In case y'all ain't from the glorious South ... bless her heart is often another way to say "perk up your listenin' ears y'all cause I'm about to gossip!" Ain't pokin' fun ... when I get riled up I recon I still talk like this.

It isn't a blessing at all but a curse on them and on ourselves. Man, you won't find me in line wanting to be a Pharisee ... but if we aren't careful sometimes in trying to make ourselves feel better about our own situation we become modern day Pharisees and separate ourselves from the people we should be serving alongside.

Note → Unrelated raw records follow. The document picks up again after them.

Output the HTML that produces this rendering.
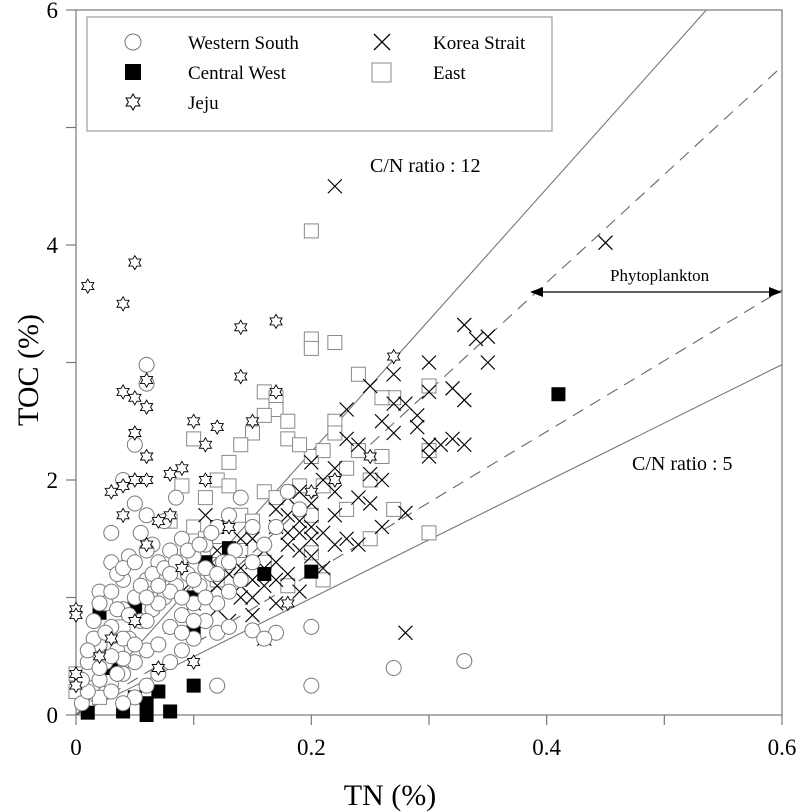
<!DOCTYPE html>
<html><head><meta charset="utf-8"><style>
html,body{margin:0;padding:0;background:#fff;}
svg{display:block;font-family:"Liberation Serif",serif;}
</style></head><body>
<svg id="chart" width="800" height="812" viewBox="0 0 800 812" xmlns="http://www.w3.org/2000/svg">
<g id="axes"></g>
<g id="refs"></g>
<g id="marks"></g>
<g>
<rect x="87" y="17" width="465" height="114" fill="#fff" stroke="#888" stroke-width="1"/>
<circle cx="133" cy="42" r="8" fill="#fff" stroke="#777"/>
<text x="188" y="49" font-size="19">Western South</text>
<rect x="125" y="64" width="16" height="16" fill="#000"/>
<text x="188" y="79" font-size="19">Central West</text>
<polygon id="legstar" fill="#fff" stroke="#000"/>
<text x="188" y="109" font-size="19">Jeju</text>
<path d="M374 34 L390 50 M390 34 L374 50" stroke="#000" stroke-width="1.3"/>
<text x="433" y="49" font-size="19">Korea Strait</text>
<rect x="372" y="63" width="19" height="19" fill="#fff" stroke="#888"/>
<text x="433" y="79" font-size="19">East</text>
</g>
<text x="370" y="172" font-size="20">C/N ratio : 12</text>
<text x="632" y="470" font-size="20">C/N ratio : 5</text>
<text x="610" y="281" font-size="17">Phytoplankton</text>
<g>
<line x1="532" y1="292" x2="780" y2="292" stroke="#000" stroke-width="1.2"/>
<polygon points="530,292 543,287 543,297" fill="#000"/>
<polygon points="782,292 769,287 769,297" fill="#000"/>
</g>
<text transform="translate(38,370) rotate(-90)" text-anchor="middle" font-size="30">TOC (%)</text>
<text x="390" y="805" text-anchor="middle" font-size="30">TN (%)</text>
</svg>
<script>
const xTicks=[0,0.1,0.2,0.3,0.4,0.5,0.6];
const xTickLabels=["0","","0.2","","0.4","","0.6"];
const yTicks=[0,1,2,3,4,5,6];
const yTickLabels=["0","","2","","4","","6"];
const refSlopes=[11.2,4.97];
const dashSlopes=[9.2,6.03];
const wsTN=[0.005,0.01,0.01,0.015,0.02,0.02,0.025,0.03,0.03,0.035,0.04,0.04,0.045,0.05,0.05,0.055,0.06,0.06,0.065,0.07,0.07,0.075,0.08,0.08,0.085,0.09,0.09,0.095,0.1,0.1,0.105,0.11,0.11,0.115,0.12,0.12,0.125,0.13,0.13,0.135,0.14,0.14,0.15,0.15,0.16,0.17,0.18,0.19,0.02,0.03,0.04,0.03,0.05,0.04,0.06,0.025,0.015,0.035,0.045,0.055,0.065,0.075,0.085,0.07,0.06,0.05,0.04,0.09,0.1,0.08,0.12,0.13,0.15,0.06,0.06,0.05,0.12,0.2,0.2,0.27,0.33,0.17,0.16,0.04,0.06,
0.005,0.01,0.015,0.02,0.025,0.03,0.035,0.04,0.045,0.05,0.055,0.06,0.065,0.07,0.075,0.08,0.085,0.09,0.095,0.1,0.105,0.11,0.115,0.02,0.03,0.04,0.05,0.06,0.07,0.08,0.09,0.1,0.11,0.12,0.13,0.01,0.035];
const wsTOC=[0.1,0.2,0.35,0.5,0.3,0.6,0.45,0.2,0.75,0.55,0.35,0.9,0.65,0.45,1.0,0.8,0.55,1.15,0.9,0.6,1.3,1.0,0.75,1.4,1.1,0.85,1.5,1.2,0.95,1.35,1.1,0.8,1.45,1.2,0.95,1.6,1.3,1.05,1.7,1.4,1.15,1.85,1.3,1.6,1.45,1.6,1.9,1.75,1.05,1.3,1.15,1.55,1.8,2.0,1.7,0.95,0.8,1.2,1.35,1.55,1.45,1.65,1.85,0.35,0.25,0.15,0.1,0.55,0.65,0.45,0.7,0.75,0.72,2.98,2.82,2.3,0.25,0.25,0.75,0.4,0.46,0.7,0.65,0.48,1.4,
0.3,0.45,0.65,0.4,0.7,0.5,0.9,0.65,0.85,0.6,1.1,0.8,1.2,0.95,1.25,1.05,1.3,1.0,1.4,1.15,1.45,1.25,1.55,0.95,1.05,1.25,1.3,1.0,1.1,1.2,0.7,0.8,1.0,1.2,1.3,0.55,0.35];
const cwTN=[0.02,0.02,0.04,0.05,0.06,0.06,0.07,0.08,0.1,0.1,0.13,0.2,0.41,0.12,0.11,0.16,0.05,0.03,0.1,0.01];
const cwTOC=[0.87,0.6,0.03,0.15,0.1,0.0,0.2,0.03,0.25,0.72,1.42,1.22,2.73,1.6,1.3,1.2,0.9,0.4,1.0,0.02];
const jjTN=[0.01,0.04,0.05,0.04,0.05,0.06,0.06,0.05,0.05,0.04,0.06,0.14,0.17,0.14,0.17,0.12,0.06,0.08,0.09,0.03,0.04,0.07,0.11,0.1,0.27,0.2,0.13,0.0,0.0,0.0,0.0,0.02,0.03,0.05,0.07,0.1,0.18,0.09,0.08,0.15,0.06,0.25,0.22,0.11];
const jjTOC=[3.65,3.5,3.85,2.75,2.7,2.62,2.85,2.4,2.0,1.95,1.45,3.3,3.35,2.88,2.75,2.45,2.0,2.05,2.1,1.9,1.7,1.65,2.3,2.5,3.05,1.9,1.6,0.9,0.85,0.35,0.25,0.5,0.65,0.8,0.4,0.45,0.95,1.25,1.7,2.5,2.2,2.2,2.0,2.0];
const ksTN=[0.22,0.45,0.33,0.34,0.35,0.35,0.3,0.3,0.25,0.27,0.28,0.29,0.32,0.33,0.31,0.32,0.3,0.26,0.27,0.23,0.24,0.22,0.2,0.21,0.19,0.2,0.18,0.22,0.24,0.25,0.26,0.28,0.26,0.23,0.21,0.19,0.17,0.18,0.16,0.15,0.14,0.13,0.12,0.14,0.16,0.18,0.2,0.22,0.11,0.1,0.12,0.15,0.17,0.19,0.21,0.24,0.28,0.13,0.09,0.16,0.23,0.19,0.15,0.2,0.17,0.25,0.22,0.29,0.33,0.27,0.3,0.14,0.18,0.1,0.12,
0.13,0.14,0.15,0.16,0.17,0.18,0.19,0.2,0.11,0.12,0.15,0.17];
const ksTOC=[4.5,4.02,3.32,3.2,3.22,3.0,3.0,2.75,2.8,2.65,2.65,2.55,2.78,2.68,2.3,2.35,2.2,2.5,2.4,2.35,2.3,2.1,2.15,2.0,1.9,1.8,1.7,1.7,1.85,1.8,2.0,1.72,1.6,1.5,1.55,1.55,1.6,1.45,1.4,1.3,1.25,1.2,1.1,1.0,1.1,1.2,1.35,1.45,1.7,1.35,0.9,0.85,0.95,1.05,1.25,1.45,0.7,0.8,1.05,0.65,2.6,1.65,1.5,1.6,1.3,2.05,1.9,2.45,2.3,2.9,2.3,1.1,1.85,0.95,1.4,
1.35,1.5,1.15,1.25,1.75,1.55,1.4,1.5,1.0,1.25,1.0,1.15];
const eaTN=[0.2,0.2,0.2,0.22,0.24,0.27,0.3,0.22,0.25,0.27,0.3,0.3,0.25,0.2,0.17,0.16,0.17,0.17,0.18,0.18,0.16,0.15,0.14,0.13,0.12,0.13,0.11,0.1,0.09,0.1,0.11,0.08,0.12,0.14,0.15,0.16,0.17,0.2,0.21,0.22,0.23,0.24,0.26,0.19,0.21,0.26,0.2,0.19,0.14,0.16,0.18,0.21,0.23,0.07,0.06,0.05,0.04,0.0,0.0,0.03,0.02,0.09,0.12];
const eaTOC=[4.12,3.2,3.12,3.17,2.9,2.7,2.8,2.5,2.0,1.75,2.25,1.55,1.5,1.38,2.6,2.75,2.7,2.6,2.5,2.35,2.55,2.4,2.3,2.15,2.0,1.95,1.85,2.35,1.95,1.6,1.5,1.65,1.4,1.7,1.65,1.9,1.85,2.2,2.25,2.4,2.1,2.25,2.2,1.95,1.95,2.7,1.7,2.3,1.4,1.3,1.1,1.15,1.75,1.15,1.1,0.95,0.75,0.35,0.2,0.3,0.15,1.3,1.15];

const X0=76,X1=782,Y0=715,Y1=10;
const sx=v=>X0+(v-0)/(0.6-0)*(X1-X0);
const sy=v=>Y0-(v-0)/(6-0)*(Y0-Y1);
const NS="http://www.w3.org/2000/svg";
function mk(tag,parent,attrs){const e=document.createElementNS(NS,tag);for(const k in attrs)e.setAttribute(k,attrs[k]);parent.appendChild(e);return e;}
function starPts(cx,cy,r){const p=[];for(let i=0;i<12;i++){const a=-Math.PI/2+i*Math.PI/6;const rr=i%2===0?r:r*0.577;p.push((cx+rr*Math.cos(a)).toFixed(1)+","+(cy+rr*Math.sin(a)).toFixed(1));}return p.join(" ");}
document.getElementById('legstar').setAttribute('points',starPts(133,102,8));

const axes=document.getElementById('axes');
const frame=mk('rect',axes,{x:X0,y:Y1,width:X1-X0,height:Y0-Y1,fill:'none',stroke:'#777','stroke-width':1.2});


xTicks.forEach((t,i)=>{
  const l=mk('line',axes,{x1:sx(t),x2:sx(t),y1:Y0,y2:Y0+10,stroke:'#777','stroke-width':1.2});
  
  
  if(xTickLabels[i]){const tx=mk('text',axes,{x:sx(t),y:Y0+40,'text-anchor':'middle','font-size':23});tx.textContent=xTickLabels[i];
  
  }
});
yTicks.forEach((t,i)=>{
  const l=mk('line',axes,{x1:X0-10,x2:X0,y1:sy(t),y2:sy(t),stroke:'#777','stroke-width':1.2});
  
  
  if(yTickLabels[i]){const tx=mk('text',axes,{x:X0-18,y:sy(t)+8,'text-anchor':'end','font-size':23});tx.textContent=yTickLabels[i];
  
  }
});
const refs=document.getElementById('refs');
refSlopes.forEach(s=>{
  let xe=0.6,ye=s*0.6; if(ye>6){ye=6;xe=6/s;}
  const l=mk('line',refs,{x1:sx(0),y1:sy(0),x2:sx(xe),y2:sy(ye),stroke:'#777','stroke-width':1.1});
  
  
});
dashSlopes.forEach(s=>{
  const l=mk('line',refs,{x1:sx(0),y1:sy(0),x2:sx(0.6),y2:sy(s*0.6),stroke:'#666','stroke-width':1.1,'stroke-dasharray':'12,8'});
  
  
});
const marks=document.getElementById('marks');
eaTN.forEach((v,i)=>{const e=mk('rect',marks,{x:sx(v)-7,y:sy(eaTOC[i])-7,width:14,height:14,fill:'#fff',stroke:'#888','stroke-width':1});
  
  });
ksTN.forEach((v,i)=>{const x=sx(v),y=sy(ksTOC[i]);const e=mk('path',marks,{d:`M${x-7} ${y-7}L${x+7} ${y+7}M${x+7} ${y-7}L${x-7} ${y+7}`,stroke:'#000','stroke-width':1.2,fill:'none'});
  
  });
cwTN.forEach((v,i)=>{const e=mk('rect',marks,{x:sx(v)-7,y:sy(cwTOC[i])-7,width:14,height:14,fill:'#000'});
  
  });
wsTN.forEach((v,i)=>{const e=mk('circle',marks,{cx:sx(v),cy:sy(wsTOC[i]),r:7.5,fill:'#fff',stroke:'#777','stroke-width':1});
  
  });
jjTN.forEach((v,i)=>{const e=mk('polygon',marks,{points:starPts(sx(v),sy(jjTOC[i]),7),fill:'#fff',stroke:'#000','stroke-width':0.9});
  
  });
</script>
</body></html>
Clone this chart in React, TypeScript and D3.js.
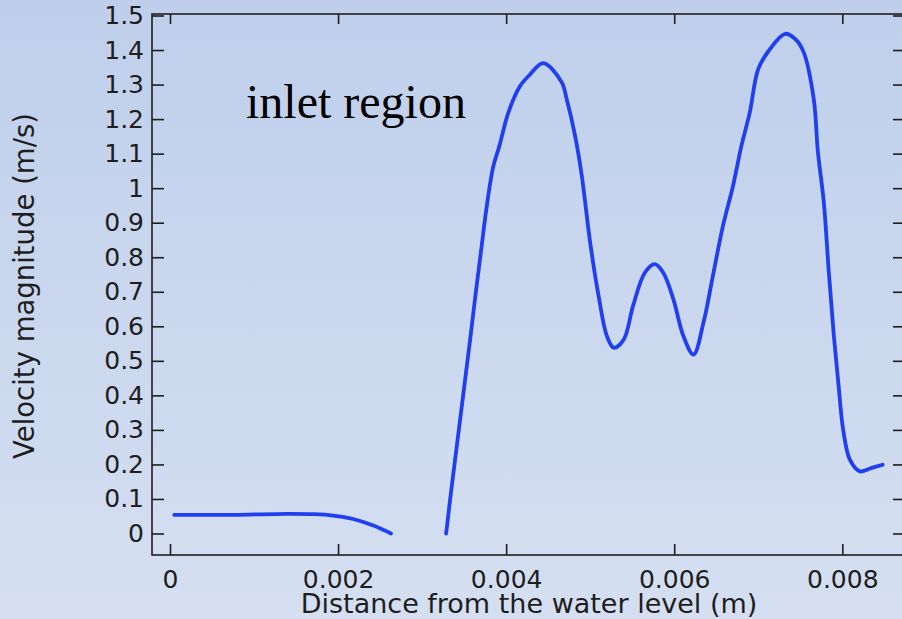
import { useRef, useEffect } from "react";
import * as d3 from "d3";

// Velocity along the line, two pieces (gap between them in the reference)
const upperX = [0.00005, 0.00075, 0.00139, 0.00171, 0.00194, 0.00218, 0.00242, 0.00263];
const upperV = [0.054, 0.054, 0.057, 0.056, 0.052, 0.042, 0.023, 0.0];

const inletX = [
  0.003286, 0.003347, 0.003442, 0.003566, 0.003633, 0.003708, 0.003763, 0.003847, 0.003918, 0.004025,
  0.004164, 0.004283, 0.004442, 0.00466, 0.00472, 0.00482, 0.0049, 0.005, 0.0051, 0.0052,
  0.00528, 0.0054, 0.00551, 0.00565, 0.00577, 0.00587, 0.00599, 0.00611, 0.00623, 0.00635,
  0.00646, 0.00658, 0.0067, 0.0068, 0.0069, 0.007, 0.00714, 0.00732, 0.00744, 0.00754,
  0.00766, 0.00771, 0.00778, 0.00784, 0.0079, 0.00796, 0.00801, 0.00809, 0.00821, 0.00835,
  0.00848,
];
const inletV = [
  0.0, 0.126, 0.31, 0.551, 0.686, 0.831, 0.937, 1.063, 1.121, 1.218,
  1.295, 1.329, 1.362, 1.307, 1.258, 1.152, 1.036, 0.842, 0.688, 0.571,
  0.538, 0.562, 0.659, 0.755, 0.78, 0.755, 0.678, 0.571, 0.518, 0.613,
  0.746, 0.891, 1.007, 1.123, 1.22, 1.345, 1.403, 1.447, 1.432, 1.394,
  1.258, 1.104, 0.959, 0.755, 0.571, 0.417, 0.301, 0.214, 0.18, 0.19,
  0.199,
];

const xTicks = [0, 0.002, 0.004, 0.006, 0.008];
const yTicks = [0, 0.1, 0.2, 0.3, 0.4, 0.5, 0.6, 0.7, 0.8, 0.9, 1, 1.1, 1.2, 1.3, 1.4, 1.5];

const width = 902;
const height = 619;

const App = () => {
  const svgRef = useRef<SVGSVGElement | null>(null);

  useEffect(() => {
    if (!svgRef.current) return;
    const svg = d3.select(svgRef.current);
    svg.selectAll("*").remove();

    const box = { left: 152, right: 904, top: 14, bottom: 555 };
    const font = "'DejaVu Sans', sans-serif";
    const ink = "#1e1e1e";

    // background gradient
    const grad = svg
      .append("defs")
      .append("linearGradient")
      .attr("id", "bg")
      .attr("x1", 0)
      .attr("y1", 0)
      .attr("x2", 0)
      .attr("y2", 1);
    grad.append("stop").attr("offset", "0%").attr("stop-color", "#bfcfeb");
    grad.append("stop").attr("offset", "100%").attr("stop-color", "#d5dff1");
    svg.append("rect").attr("width", width).attr("height", height).attr("fill", "url(#bg)");

    const x = d3.scaleLinear().domain([0, 0.008]).range([170, 842.3]);
    const y = d3.scaleLinear().domain([0, 1.5]).range([533.5, 15.5]);

    const fmt = (d: d3.NumberValue) => String(d);

    // left axis, ticks pointing inward
    const left = svg
      .append("g")
      .attr("transform", `translate(${box.left},0)`)
      .call(d3.axisLeft(y).tickValues(yTicks).tickFormat(fmt).tickSizeInner(-12).tickSizeOuter(0).tickPadding(8));
    // right axis, ticks only
    const right = svg
      .append("g")
      .attr("transform", `translate(${box.right},0)`)
      .call(d3.axisRight(y).tickValues(yTicks).tickFormat(() => "").tickSizeInner(-11).tickSizeOuter(0));
    // bottom axis
    const bottom = svg
      .append("g")
      .attr("transform", `translate(0,${box.bottom})`)
      .call(d3.axisBottom(x).tickValues(xTicks).tickFormat(fmt).tickSizeInner(-11).tickSizeOuter(0).tickPadding(15));
    // top axis, ticks only
    const top = svg
      .append("g")
      .attr("transform", `translate(0,${box.top})`)
      .call(d3.axisTop(x).tickValues(xTicks).tickFormat(() => "").tickSizeInner(-10).tickSizeOuter(0));

    [left, right, bottom, top].forEach((g) => {
      g.select(".domain").remove();
      g.selectAll("line").attr("stroke", ink).attr("stroke-width", 1.6);
      g.selectAll("text").attr("fill", ink).style("font-family", font).style("font-size", "25px");
    });
    bottom.selectAll("text").attr("dy", "0.71em");

    // frame
    svg
      .append("rect")
      .attr("x", box.left)
      .attr("y", box.top)
      .attr("width", box.right - box.left)
      .attr("height", box.bottom - box.top)
      .attr("fill", "none")
      .attr("stroke", ink)
      .attr("stroke-width", 1.6);

    // curve
    const line = d3
      .line<[number, number]>()
      .x((d) => x(d[0]))
      .y((d) => y(d[1]))
      .curve(d3.curveCatmullRom.alpha(0.5));

    const pieces: [number, number][][] = [
      upperX.map((v, i) => [v, upperV[i]]),
      inletX.map((v, i) => [v, inletV[i]]),
    ];
    svg
      .selectAll("path.curve")
      .data(pieces)
      .enter()
      .append("path")
      .attr("class", "curve")
      .attr("d", (d) => line(d))
      .attr("fill", "none")
      .attr("stroke", "#1f3ff0")
      .attr("stroke-width", 3.8)
      .attr("stroke-linejoin", "round")
      .attr("stroke-linecap", "round");

    // annotation
    svg
      .append("text")
      .attr("x", 246)
      .attr("y", 118)
      .text("inlet region")
      .style("font-family", "'Liberation Serif', 'Times New Roman', serif")
      .style("font-size", "48px")
      .attr("fill", "#000");

    // axis titles
    svg
      .append("text")
      .attr("x", 529)
      .attr("y", 613)
      .attr("text-anchor", "middle")
      .text("Distance from the water level (m)")
      .style("font-family", font)
      .style("font-size", "27px")
      .attr("fill", ink);

    svg
      .append("text")
      .attr("transform", "translate(34,286) rotate(-90)")
      .attr("text-anchor", "middle")
      .text("Velocity magnitude (m/s)")
      .style("font-family", font)
      .style("font-size", "27.5px")
      .attr("fill", ink);
  }, []);

  return (
    <svg
      ref={svgRef}
      width={width}
      height={height}
      style={{ position: "absolute", left: 0, top: 0, display: "block" }}
    ></svg>
  );
};

export default App;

The Pharisee stood by himself and prayed this prayer: 'I thank you, God, than I am not a sinner like everyone else ...' - Luke 18:11

In Biblical days, no one had mirrors in every room and HD clarity screens reflecting polished and airbrushed lives back to them. Most translations of 1 Corinthians 13:12 ("For now we see only a reflection as in a mirror, then we shall see face to face." - NIV) use adjectives that do not imply the modern devices of perfect glass coated with pure metals: imperfectly, puzzling reflections, dim, darkly, in obscurity, indistinctly, blurred. They weren't even capable of knowing their features well enough to waste the time of them we do.

But comparison must be part of human nature, because there are warnings against it.

Each one should test their own actions. Then they can take pride in themselves alone, without comparing themselves to someone else, for each one should carry their own load. Galations 6:4-5

When Satan keeps us busy comparing ourselves to others ... at the park, on the jogging trail, at work, on Instatwitface ... we aren't carrying our load. We aren't helping others carry theirs.

And here is joy ... picking up the burden shoulder to shoulder with others whose lives do not mirror our own. Love and peace and fullness of spirit in serving each other as we were intended. Not looking at our differences or ourselves but looking at The One we serve.